▶ [Short problem] Without the images, write out the whole listing exactly.
________________
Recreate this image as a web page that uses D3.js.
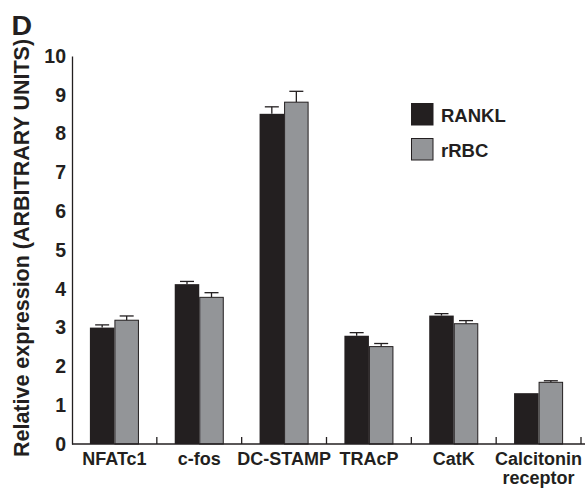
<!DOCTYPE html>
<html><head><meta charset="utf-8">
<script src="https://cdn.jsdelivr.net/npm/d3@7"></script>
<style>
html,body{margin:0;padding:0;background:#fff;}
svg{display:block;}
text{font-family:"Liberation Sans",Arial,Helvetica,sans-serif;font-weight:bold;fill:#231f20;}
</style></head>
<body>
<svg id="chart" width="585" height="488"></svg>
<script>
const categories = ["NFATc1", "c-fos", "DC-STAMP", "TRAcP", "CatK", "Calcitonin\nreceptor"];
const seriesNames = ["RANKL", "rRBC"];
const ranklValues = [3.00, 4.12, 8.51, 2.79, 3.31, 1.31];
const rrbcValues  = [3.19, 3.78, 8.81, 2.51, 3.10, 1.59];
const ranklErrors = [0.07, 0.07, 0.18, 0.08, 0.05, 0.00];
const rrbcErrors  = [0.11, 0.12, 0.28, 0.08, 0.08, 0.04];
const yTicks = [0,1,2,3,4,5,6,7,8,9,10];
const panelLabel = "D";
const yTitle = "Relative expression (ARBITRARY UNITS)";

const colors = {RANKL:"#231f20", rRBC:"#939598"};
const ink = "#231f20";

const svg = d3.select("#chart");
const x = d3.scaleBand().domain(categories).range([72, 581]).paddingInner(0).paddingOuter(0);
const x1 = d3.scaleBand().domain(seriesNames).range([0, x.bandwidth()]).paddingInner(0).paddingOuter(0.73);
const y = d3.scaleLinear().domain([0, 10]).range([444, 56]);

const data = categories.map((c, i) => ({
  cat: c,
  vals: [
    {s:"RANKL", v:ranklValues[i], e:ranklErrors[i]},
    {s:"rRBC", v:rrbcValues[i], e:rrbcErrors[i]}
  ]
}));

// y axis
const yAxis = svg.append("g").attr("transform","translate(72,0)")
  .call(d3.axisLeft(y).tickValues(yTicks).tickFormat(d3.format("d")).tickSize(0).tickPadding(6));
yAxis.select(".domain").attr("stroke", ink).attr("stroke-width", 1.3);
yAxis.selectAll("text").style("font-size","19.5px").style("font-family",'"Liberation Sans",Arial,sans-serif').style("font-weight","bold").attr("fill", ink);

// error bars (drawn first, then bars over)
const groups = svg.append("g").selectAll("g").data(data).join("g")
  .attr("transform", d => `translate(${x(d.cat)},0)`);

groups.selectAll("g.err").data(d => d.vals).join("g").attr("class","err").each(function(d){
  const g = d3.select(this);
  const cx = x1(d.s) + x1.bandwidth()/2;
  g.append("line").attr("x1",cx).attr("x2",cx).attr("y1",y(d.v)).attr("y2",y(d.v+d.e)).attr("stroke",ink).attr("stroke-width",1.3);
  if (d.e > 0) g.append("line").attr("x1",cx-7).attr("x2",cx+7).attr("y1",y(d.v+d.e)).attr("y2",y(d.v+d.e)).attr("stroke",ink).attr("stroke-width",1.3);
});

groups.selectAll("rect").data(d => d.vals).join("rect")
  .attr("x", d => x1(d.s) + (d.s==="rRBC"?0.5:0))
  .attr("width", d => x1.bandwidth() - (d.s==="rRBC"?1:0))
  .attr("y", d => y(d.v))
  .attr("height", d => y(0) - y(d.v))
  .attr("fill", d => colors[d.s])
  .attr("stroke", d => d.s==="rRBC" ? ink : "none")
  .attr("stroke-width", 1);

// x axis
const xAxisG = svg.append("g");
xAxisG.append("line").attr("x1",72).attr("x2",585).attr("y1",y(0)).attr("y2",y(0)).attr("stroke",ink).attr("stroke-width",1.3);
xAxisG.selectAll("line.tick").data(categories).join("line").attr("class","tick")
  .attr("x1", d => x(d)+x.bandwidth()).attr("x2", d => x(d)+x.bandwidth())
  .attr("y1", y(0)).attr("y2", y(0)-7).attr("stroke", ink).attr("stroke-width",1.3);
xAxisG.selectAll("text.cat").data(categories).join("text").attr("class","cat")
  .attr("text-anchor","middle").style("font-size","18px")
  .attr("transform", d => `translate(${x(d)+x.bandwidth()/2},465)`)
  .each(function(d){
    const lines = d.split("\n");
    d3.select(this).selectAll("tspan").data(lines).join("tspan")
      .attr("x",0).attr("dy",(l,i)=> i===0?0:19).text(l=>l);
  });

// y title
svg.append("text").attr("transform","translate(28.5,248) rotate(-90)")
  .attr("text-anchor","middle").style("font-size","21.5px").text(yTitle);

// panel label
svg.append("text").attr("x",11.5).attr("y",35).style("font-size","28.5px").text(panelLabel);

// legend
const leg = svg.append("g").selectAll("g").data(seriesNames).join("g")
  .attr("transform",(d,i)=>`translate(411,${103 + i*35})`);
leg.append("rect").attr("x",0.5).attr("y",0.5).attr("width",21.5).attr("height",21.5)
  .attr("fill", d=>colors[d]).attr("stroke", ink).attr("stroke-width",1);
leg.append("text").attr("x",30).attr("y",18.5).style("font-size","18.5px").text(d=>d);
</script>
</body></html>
________________
▶ [Problem solution]
Recreate this image as a web page that uses D3.js.
<!DOCTYPE html>
<html><head><meta charset="utf-8">
<script src="https://cdn.jsdelivr.net/npm/d3@7"></script>
<style>
html,body{margin:0;padding:0;background:#fff;}
svg{display:block;}
text{font-family:"Liberation Sans",Arial,Helvetica,sans-serif;font-weight:bold;fill:#231f20;}
</style></head>
<body>
<svg id="chart" width="585" height="488"></svg>
<script>
const categories = ["NFATc1", "c-fos", "DC-STAMP", "TRAcP", "CatK", "Calcitonin\nreceptor"];
const seriesNames = ["RANKL", "rRBC"];
const ranklValues = [3.00, 4.12, 8.51, 2.79, 3.31, 1.31];
const rrbcValues  = [3.19, 3.78, 8.81, 2.51, 3.10, 1.59];
const ranklErrors = [0.07, 0.07, 0.18, 0.08, 0.05, 0.00];
const rrbcErrors  = [0.11, 0.12, 0.28, 0.08, 0.08, 0.04];
const yTicks = [0,1,2,3,4,5,6,7,8,9,10];
const panelLabel = "D";
const yTitle = "Relative expression (ARBITRARY UNITS)";

const colors = {RANKL:"#231f20", rRBC:"#939598"};
const ink = "#231f20";

const svg = d3.select("#chart");
const x = d3.scaleBand().domain(categories).range([72, 581]).paddingInner(0).paddingOuter(0);
const x1 = d3.scaleBand().domain(seriesNames).range([0, x.bandwidth()]).paddingInner(0).paddingOuter(0.73);
const y = d3.scaleLinear().domain([0, 10]).range([444, 56]);

const data = categories.map((c, i) => ({
  cat: c,
  vals: [
    {s:"RANKL", v:ranklValues[i], e:ranklErrors[i]},
    {s:"rRBC", v:rrbcValues[i], e:rrbcErrors[i]}
  ]
}));

// y axis
const yAxis = svg.append("g").attr("transform","translate(72,0)")
  .call(d3.axisLeft(y).tickValues(yTicks).tickFormat(d3.format("d")).tickSize(0).tickPadding(6));
yAxis.select(".domain").attr("stroke", ink).attr("stroke-width", 1.3);
yAxis.selectAll("text").style("font-size","19.5px").style("font-family",'"Liberation Sans",Arial,sans-serif').style("font-weight","bold").attr("fill", ink);

// error bars (drawn first, then bars over)
const groups = svg.append("g").selectAll("g").data(data).join("g")
  .attr("transform", d => `translate(${x(d.cat)},0)`);

groups.selectAll("g.err").data(d => d.vals).join("g").attr("class","err").each(function(d){
  const g = d3.select(this);
  const cx = x1(d.s) + x1.bandwidth()/2;
  g.append("line").attr("x1",cx).attr("x2",cx).attr("y1",y(d.v)).attr("y2",y(d.v+d.e)).attr("stroke",ink).attr("stroke-width",1.3);
  if (d.e > 0) g.append("line").attr("x1",cx-7).attr("x2",cx+7).attr("y1",y(d.v+d.e)).attr("y2",y(d.v+d.e)).attr("stroke",ink).attr("stroke-width",1.3);
});

groups.selectAll("rect").data(d => d.vals).join("rect")
  .attr("x", d => x1(d.s) + (d.s==="rRBC"?0.5:0))
  .attr("width", d => x1.bandwidth() - (d.s==="rRBC"?1:0))
  .attr("y", d => y(d.v))
  .attr("height", d => y(0) - y(d.v))
  .attr("fill", d => colors[d.s])
  .attr("stroke", d => d.s==="rRBC" ? ink : "none")
  .attr("stroke-width", 1);

// x axis
const xAxisG = svg.append("g");
xAxisG.append("line").attr("x1",72).attr("x2",585).attr("y1",y(0)).attr("y2",y(0)).attr("stroke",ink).attr("stroke-width",1.3);
xAxisG.selectAll("line.tick").data(categories).join("line").attr("class","tick")
  .attr("x1", d => x(d)+x.bandwidth()).attr("x2", d => x(d)+x.bandwidth())
  .attr("y1", y(0)).attr("y2", y(0)-7).attr("stroke", ink).attr("stroke-width",1.3);
xAxisG.selectAll("text.cat").data(categories).join("text").attr("class","cat")
  .attr("text-anchor","middle").style("font-size","18px")
  .attr("transform", d => `translate(${x(d)+x.bandwidth()/2},465)`)
  .each(function(d){
    const lines = d.split("\n");
    d3.select(this).selectAll("tspan").data(lines).join("tspan")
      .attr("x",0).attr("dy",(l,i)=> i===0?0:19).text(l=>l);
  });

// y title
svg.append("text").attr("transform","translate(28.5,248) rotate(-90)")
  .attr("text-anchor","middle").style("font-size","21.5px").text(yTitle);

// panel label
svg.append("text").attr("x",11.5).attr("y",35).style("font-size","28.5px").text(panelLabel);

// legend
const leg = svg.append("g").selectAll("g").data(seriesNames).join("g")
  .attr("transform",(d,i)=>`translate(411,${103 + i*35})`);
leg.append("rect").attr("x",0.5).attr("y",0.5).attr("width",21.5).attr("height",21.5)
  .attr("fill", d=>colors[d]).attr("stroke", ink).attr("stroke-width",1);
leg.append("text").attr("x",30).attr("y",18.5).style("font-size","18.5px").text(d=>d);
</script>
</body></html>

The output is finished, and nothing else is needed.